Helen Sloan, General Manager, Storehouse North Down said “ Having plenty of food in the cupboards is something we take for granted. But what would happen if your salary stopped? You might last a few weeks even a few months, but then where would you turn?”
“Hundreds of families in North Down live close to or at the edge of their finances. For many, simply getting by is a struggle, so when personal crisis hits – like redundancy, illness, homelessness or separation – finding the next meal can be a real challenge.”
Now, Storehouse North Down is somewhere where people in need can turn to for help.
Set up in September 2012 Storehouse North Down is a charity dedicated to be a real answer for those families and individuals across North Down who have no safety net. It was formed when many churches in North Down came together to fight poverty in Jesus’ name. Eight months on this vital food ministry is now supported by 35 local churches, statutory and voluntary agencies, businesses, schools, MLAs and individuals.
Based in a large warehouse in Bangor, Storehouse North Down is managed and staffed by volunteers. It is open every Monday and Thursday from 2.00-4.00pm, and on the first Tuesday of the month from 7.30-9.00pm. Food is supplied on an on-going basis by churches, schools and other bodies. Partnering with established and skilled agencies, charities and churches, Storehouse North Down works on a daily basis with families and individuals who are experiencing difficulties. Through these partnerships Storehouse North Down operates on a referral basis and connects with those most genuinely in need. The aim is to break the cycle of poverty that many, through no fault of their own, find themselves in, by providing emergency food packages. Each food package provides a family or individual with three days of emergency food which will be supplied up to six times over a six month period.
Since opening in September Storehouse North Down has now distributed over 1,100 food parcels to families and individuals right across North Down. Helen added “By partnering with these charities and bodies we are able to provide opportunities to see lives changed by long term solutions and not just short term aid. We work closely with our partners to help people move away from the need of support and to prevent dependency. We are also in the position of being able to draw alongside our clients and signpost them to specialist bodies and agencies who can offer them the additional help they require.”
Follow us on Facebook www.facebook.com/storehousenorthdown or contact us on 07526 541168. Emailinfo@storehousenorthdown.com. If you would like to volunteer please send an email to email@example.com.
Storehouse is affiliated with Storehouse Belfast and is a registered charity, funded, staffed and run on a voluntary basis.
Bangor (NI) Foodbank
Bangor (NI) Foodbank is run by the Elim Church in Bangor, and is supported by the UK wide Trussel Trust.
Foodstuffs are mainly collected at local supermarkets – volunteers hand out leaflets to shoppers to encourage them to purchase an extra item with their shop, and deposit it at collection points as they leave. These food items are supplemented by donations of non-perishable items from local businesses, schools and individuals.

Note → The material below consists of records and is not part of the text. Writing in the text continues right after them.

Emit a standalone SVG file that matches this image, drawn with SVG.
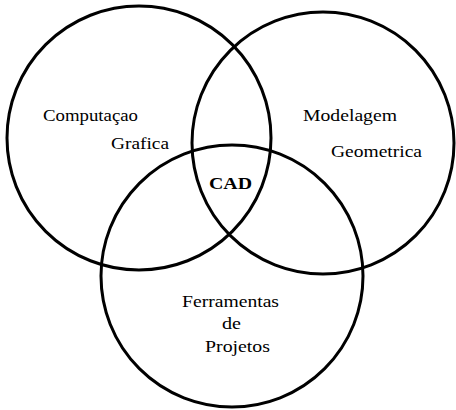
<svg xmlns="http://www.w3.org/2000/svg" width="456" height="410" viewBox="0 0 456 410">
<style>
.c{fill:none;stroke:#000;stroke-width:3}
text{font-family:'Liberation Serif','Times New Roman',serif;font-size:16px;fill:#000}
.b{font-weight:bold}
</style>
<rect width="456" height="410" fill="#fff"/>
<g id="computacao-grafica">
<circle class="c" cx="139" cy="138" r="132"/>
<text x="43" y="121" textLength="95" lengthAdjust="spacingAndGlyphs">Computaçao</text>
<text x="111" y="149" textLength="58" lengthAdjust="spacingAndGlyphs">Grafica</text>
</g>
<g id="modelagem-geometrica">
<circle class="c" cx="323" cy="143" r="131"/>
<text x="303" y="121" textLength="94" lengthAdjust="spacingAndGlyphs">Modelagem</text>
<text x="331" y="157" textLength="91" lengthAdjust="spacingAndGlyphs">Geometrica</text>
</g>
<g id="ferramentas-projetos">
<circle class="c" cx="232" cy="276" r="131"/>
<text x="182" y="307" textLength="97" lengthAdjust="spacingAndGlyphs">Ferramentas</text>
<text x="222" y="329" textLength="19" lengthAdjust="spacingAndGlyphs">de</text>
<text x="205" y="352" textLength="65" lengthAdjust="spacingAndGlyphs">Projetos</text>
</g>
<g id="cad">
<text class="b" x="209" y="189" textLength="43" lengthAdjust="spacingAndGlyphs">CAD</text>
</g>
<g id="connectors"></g>
</svg>
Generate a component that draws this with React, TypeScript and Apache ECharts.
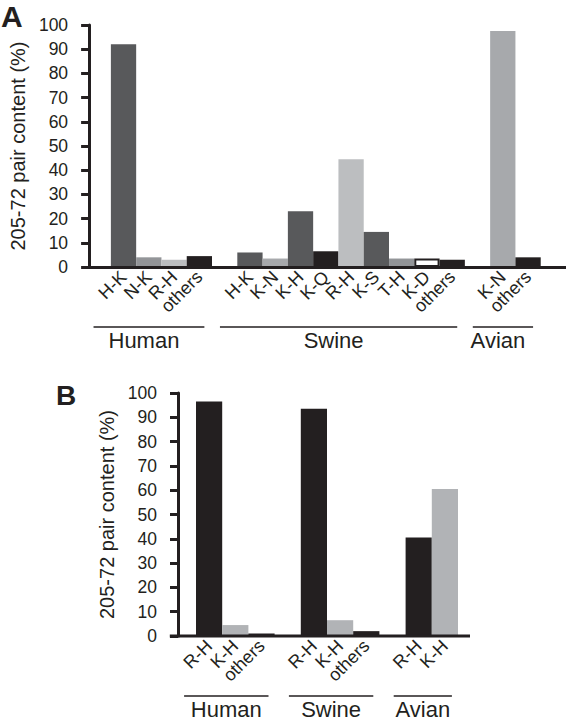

Once collected, the foodstuffs are sorted, dated and packed by volunteers, ready to be given to people in need. Care professionals, such as doctors, health visitors, social workers, welfare officers and police officers can identify vulnerable people who they feel would benefit from a food parcel, and issue them with a voucher. Foodbank clients can then bring that voucher to Bangor Foodbank (NI) at the Elim Church on Balloo Road, where it can be exchanged for three days of emergency food. Volunteers are also on hand to meet clients to share refreshments or a hot meal and signpost them to agencies who can provide additional help and advice.